Thursday, May 15, 2014


Today's Science Lesson: This Is A Well Gnawed On Boar Skull I Wedged Between Two Trees. I Toss Bones In The Woods As Well. Why? For Squirrels & Other Wildlife That Rely On Them For Minerals & Other Nutrients They Can't Get In Their Normal Diet.
The remains of a wild boar skull wedged into a tree on my property that has been very well gnawed out the past 10 years or so.

As a bone collector it is always important to leave some bones for the wild animals. I have tossed out bones around my entire property for them and have spots where I leave piles like in the first photo.

BONELUST SCIENCE LESSON - As a bone collector it is always important to leave some bones for the wild animals. I have tossed out bones around my entire property for them and have spots where I leave piles like in the first photo.

Why do I do this? Most bone collectors have found bones, skulls or even antlers or turtle shells with teeth gnaw marks on them in the outdoors. This is likely caused by squirrels in most cases.

They do this for two reasons: A) As a source of minerals sparse in their normal diet & B) To help keep their teeth from getting too long. Their teeth are always growing & if they get too long it can cause the squirrel to starve or even have the teeth impale them. Eventually resulting in the death of the squirrel. Other animals gnaw on bones for similar reasons as well. Like rabbits. This overgrowth of teeth is called malocclusion.

There was even a giraffe that was photographed recently found gnawing on an impala skull likely for similar reasons.

A Well Gnawed On Wild Boar Or Deer Bone Found In The Woods: Squirrels & Other Animals Eat Them For Nutrients They Can't Get From Their Regular Diet
A well gnawed on deer or wild boar bone.

Saturday, March 15, 2014

BONELUST Q&A: "How do I get the bones from this small animal?"

This is one of the smallest skulls in my collection at approx .5" long, from a Carolina Anole. The fact that I have some of these in good condition & complete is quite a task for me.

Give me an entire adult deer & I can process it for the bones no problem. But it is the tiny reptiles, amphibians, rodents, birds & etc that I have the hardest time processing. You can't macerate like you do with medium sized animals (raccoon, opossum, etc) & up (deer, boar, cattle). The bones can literally be eaten up by the bacteria that defleshes larger bones.

You also can't simply let dermestid beetles help with a skeleton this small and forget about it. I tried, and this is all they left me from 8 full lizards. Although I may try that again with a more controlled environment where I watch more closely with fewer beetles.

In the meantime, it comes down to painstakingly slowly & carefully removing the flesh by hand with tweezers & scalpel after rehydrating it with plain water. A very tedious process. Once I myself take the time to master this process I will make a blog about it.

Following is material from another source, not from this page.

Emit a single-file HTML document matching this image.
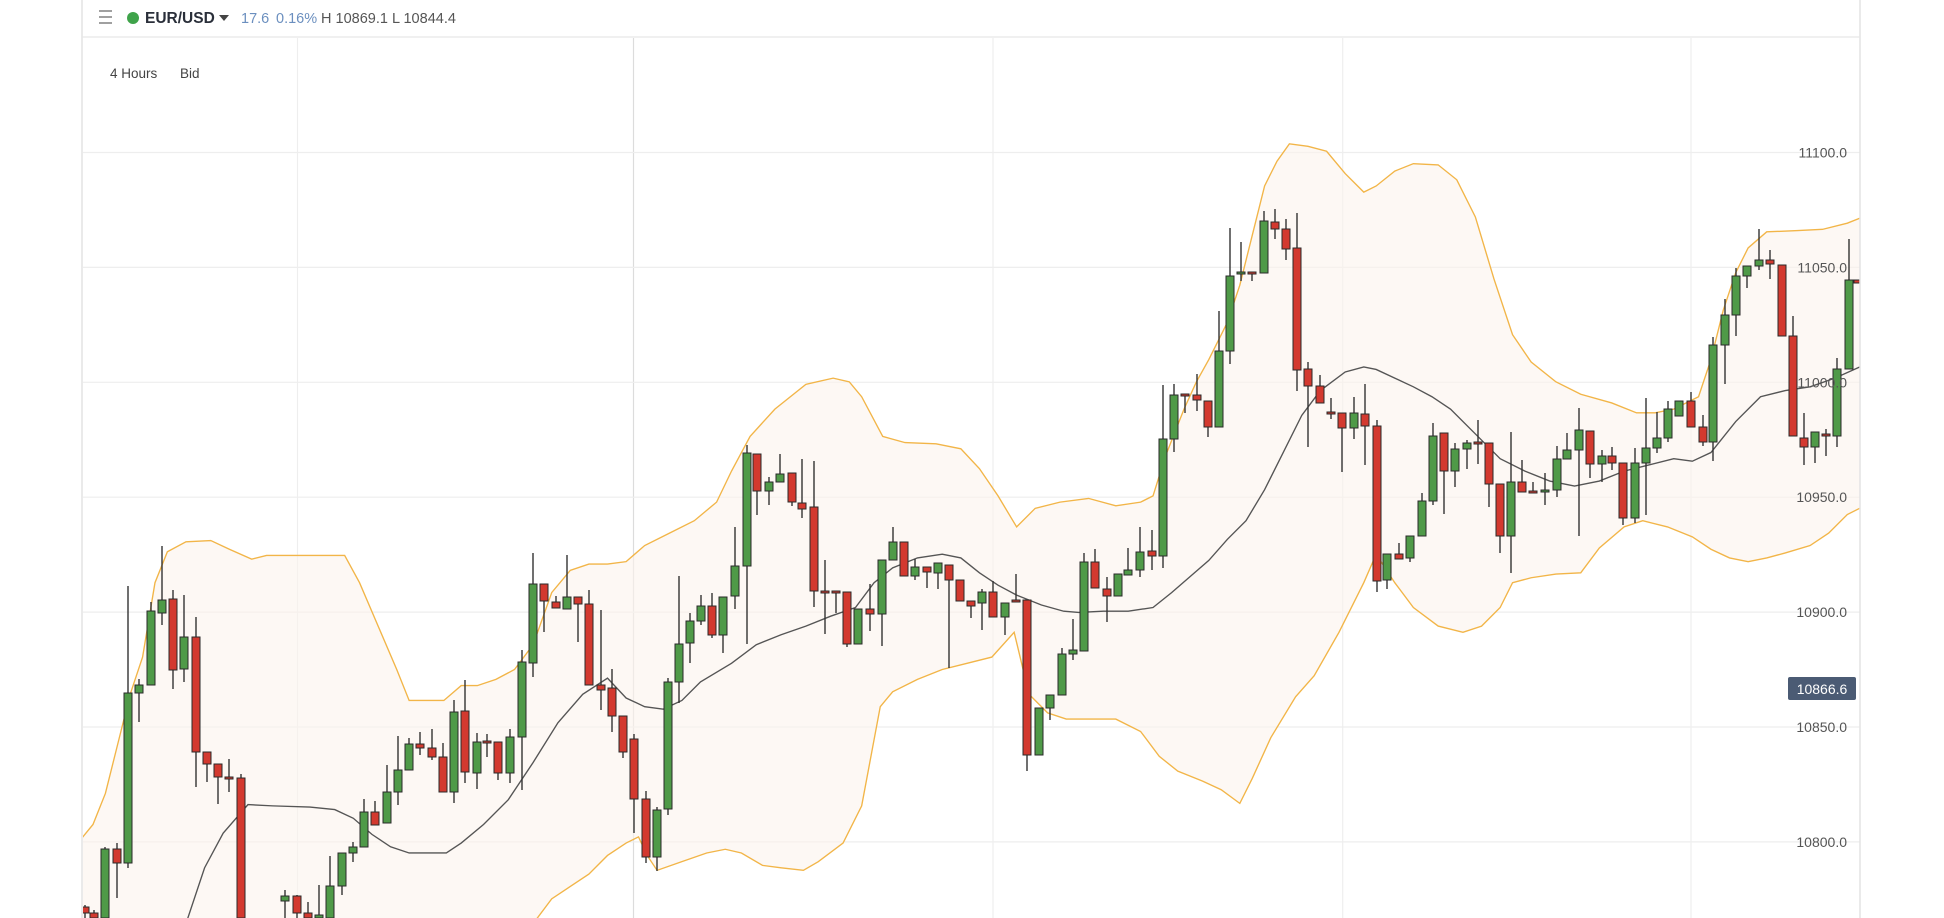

Saturday, November 9, 2013

BONELUST Q&A: "Can't you get leprosy from armadillos?

First off, always be sanitary when handling any dead animals to process for their bone. Wear high quality waterproof gloves. Don't touch anything dead then cross contaminate like touching your face, clothes, steering wheel, or anything you may touch once you remove the gloves later. See my related blog post for more info on the sanitary concerns of bone processing/collecting.

Nine-banded Armadillo Young & My Foot - Dasypus novemcinctus
From back in 2003, a litter of armadillo were born under my house.

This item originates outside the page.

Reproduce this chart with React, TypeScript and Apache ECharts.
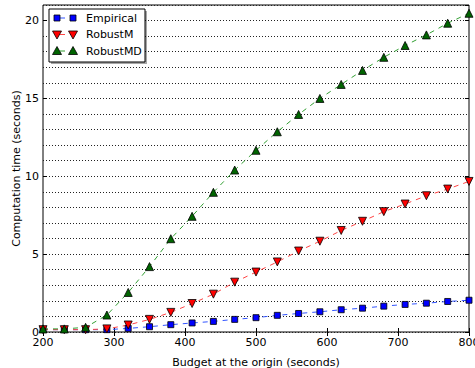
import React, { useEffect, useRef } from "react";
import * as echarts from "echarts";

const budgets = [200, 230, 260, 290, 320, 350, 380, 410, 440, 470, 500, 530, 560, 590, 620, 650, 680, 710, 740, 770, 800];
const empirical = [0.15, 0.15, 0.15, 0.15, 0.23, 0.34, 0.47, 0.58, 0.68, 0.81, 0.92, 1.07, 1.19, 1.3, 1.43, 1.53, 1.66, 1.77, 1.85, 1.96, 2.04];
const robustM = [0.15, 0.15, 0.15, 0.2, 0.45, 0.81, 1.26, 1.83, 2.43, 3.2, 3.85, 4.5, 5.2, 5.83, 6.52, 7.11, 7.73, 8.22, 8.75, 9.18, 9.67];
const robustMD = [0.2, 0.2, 0.3, 1.09, 2.54, 4.2, 5.99, 7.43, 8.97, 10.4, 11.67, 12.86, 13.97, 15.0, 15.9, 16.8, 17.64, 18.4, 19.08, 19.83, 20.47];
const seriesNames = ["Empirical", "RobustM", "RobustMD"];

const FONT = "DejaVu Sans";
const LINE_COLORS = ["#3355ff", "#ff4444", "#33a033"];
const FILL_COLORS = ["#0000ff", "#ff0000", "#006400"];

export default function App() {
  const ref = useRef<HTMLDivElement>(null);
  useEffect(() => {
    if (!ref.current) return;
    const chart = echarts.init(ref.current, null, { renderer: "svg" });
    const pair = (ys: number[]) => budgets.map((x, i) => [x, ys[i]]);
    const mk = (i: number, ys: number[], symbol: string, rot: number, size: number) => ({
      name: seriesNames[i],
      type: "line",
      data: pair(ys),
      symbol,
      symbolRotate: rot,
      symbolSize: size,
      showSymbol: true,
      lineStyle: { color: LINE_COLORS[i], width: 1, type: [5, 5] },
      itemStyle: { color: FILL_COLORS[i], borderColor: "#000", borderWidth: 0.8 },
      xAxisIndex: 0,
      yAxisIndex: 0,
    });

    // legend drawn as graphic (matplotlib style: marker - dash - marker)
    const lx = 49, ly = 9, lw = 96, lh = 53;
    const rows = [18, 34.5, 51];
    const mx = [57, 73];
    const marker = (i: number, x: number, y: number) => {
      const st = { fill: FILL_COLORS[i], stroke: "#000", lineWidth: 0.8 };
      if (i === 0) return { type: "rect", shape: { x: x - 3, y: y - 3, width: 6, height: 6 }, style: st, z: 102 };
      if (i === 1) return { type: "polygon", shape: { points: [[x - 4.5, y - 3.5], [x + 4.5, y - 3.5], [x, y + 4.5]] }, style: st, z: 102 };
      return { type: "polygon", shape: { points: [[x - 4.5, y + 3.5], [x + 4.5, y + 3.5], [x, y - 4.5]] }, style: st, z: 102 };
    };
    const legendEls: any[] = [
      { type: "rect", shape: { x: lx + 2, y: ly + 2, width: lw, height: lh }, style: { fill: "rgba(0,0,0,0.35)" }, z: 99 },
      { type: "rect", shape: { x: lx, y: ly, width: lw, height: lh }, style: { fill: "#fff", stroke: "#000", lineWidth: 1 }, z: 100 },
    ];
    seriesNames.forEach((name, i) => {
      const y = rows[i];
      legendEls.push({ type: "line", shape: { x1: mx[0], y1: y, x2: mx[1], y2: y }, style: { stroke: LINE_COLORS[i], lineWidth: 1, lineDash: [5, 5], lineDashOffset: -3 }, z: 101 });
      legendEls.push(marker(i, mx[0], y));
      legendEls.push(marker(i, mx[1], y));
      legendEls.push({ type: "text", x: 86, y, style: { text: name, fontFamily: FONT, fontSize: 11, fill: "#000", verticalAlign: "middle", align: "left" }, z: 102 });
    });

    chart.setOption({
      animation: false,
      backgroundColor: "#fff",
      textStyle: { fontFamily: FONT },
      grid: {
        left: 43, right: 6, top: 5, bottom: 36,
        outerBoundsMode: "none",
        containLabel: false,
        show: true, borderColor: "#000", borderWidth: 1, backgroundColor: "transparent",
      },
      graphic: legendEls,
      xAxis: [
        {
          type: "value",
          min: 200,
          max: 800,
          interval: 100,
          name: "Budget at the origin (seconds)",
          nameLocation: "middle",
          nameGap: 25,
          nameMoveOverlap: false,
          nameTextStyle: { fontFamily: FONT, fontSize: 11, color: "#000" },
          axisLine: { show: false },
          axisTick: { inside: true, length: 4, lineStyle: { color: "#000" } },
          axisLabel: { fontFamily: FONT, fontSize: 11, color: "#000", margin: 5 },
          splitLine: { show: false },
        },
        {
          type: "value",
          position: "top",
          min: 200,
          max: 800,
          interval: 100,
          axisLine: { show: false },
          axisTick: { inside: true, length: 4, lineStyle: { color: "#000" } },
          axisLabel: { show: false },
          splitLine: { show: false },
        },
      ],
      yAxis: [
        {
          type: "value",
          min: 0,
          max: 21,
          interval: 5,
          name: "Computation time (seconds)",
          nameLocation: "middle",
          nameGap: 21,
          nameMoveOverlap: false,
          nameTextStyle: { fontFamily: FONT, fontSize: 11, color: "#000" },
          axisLine: { show: false },
          axisTick: { inside: true, length: 4, lineStyle: { color: "#000" } },
          axisLabel: { fontFamily: FONT, fontSize: 11, color: "#000", margin: 4, showMaxLabel: false },
          splitLine: { show: false },
        },
        {
          type: "value",
          position: "right",
          min: 0,
          max: 21,
          interval: 1,
          axisLine: { show: false },
          axisTick: { show: false },
          axisLabel: { show: false },
          splitLine: { show: true, lineStyle: { color: "#222", width: 1, type: [1, 2] } },
        },
        {
          type: "value",
          position: "right",
          min: 0,
          max: 21,
          interval: 5,
          axisLine: { show: false },
          axisTick: { inside: true, length: 4, lineStyle: { color: "#000" } },
          axisLabel: { show: false },
          splitLine: { show: false },
        },
      ],
      series: [
        mk(0, empirical, "rect", 0, 6),
        mk(1, robustM, "triangle", 180, 8),
        mk(2, robustMD, "triangle", 0, 8),
      ],
    });
    return () => chart.dispose();
  }, []);
  return <div ref={ref} style={{ width: 475, height: 368, position: "absolute", left: 0, top: 0 }} />;
}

Armadillos are unfortunate in that are among the few known species that can contract leprosy. I want to stress the word CAN here. No, not all armadillos are carriers of leprosy as far too many people believe. But they can get it just as humans, mangabey monkeys, rabbits and mice can. It is too often misunderstood that all armadillos have the disease, they do not.

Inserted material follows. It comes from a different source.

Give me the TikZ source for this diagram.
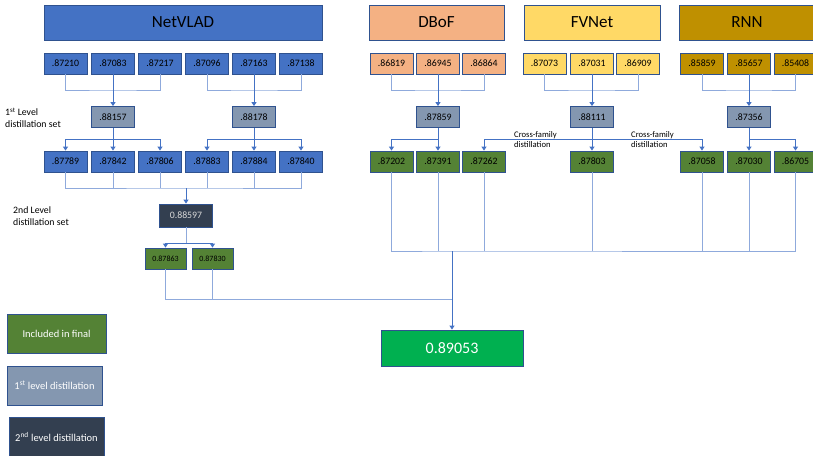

Prior to the arrival of Europeans in the late 15th century, leprosy was unknown in the New World. Given that armadillos are native to the New World, at some point they must have acquired the disease from humans. This is a scientific fact. So it is a matter of susceptibility NOT that one species alone is the main carrier spreading the disease. 

"Oh Hai" Nine-banded 
Armadillo Young - Dasypus novemcinctus

In order for a human to get leprosy from an armadillo it has to be infected first of all. Secondly you'd have to eat and/or heavily handle it. Armadillo to human spread cases are concentrated in Louisiana and Texas, where some people hunt, skin and eat armadillos.

Only about 150 to 250 people in the United States each year even get leprosy and not all of those cases were caused by armadillos. So, just be very careful when handling an armadillo dead or alive and avoid eating it and you're very unlikely to ever get it. Approximately 95% of people are naturally immune to the disease anyway and sufferers are no longer infectious after as little as two weeks of treatment if the disease is recognized and treated early on.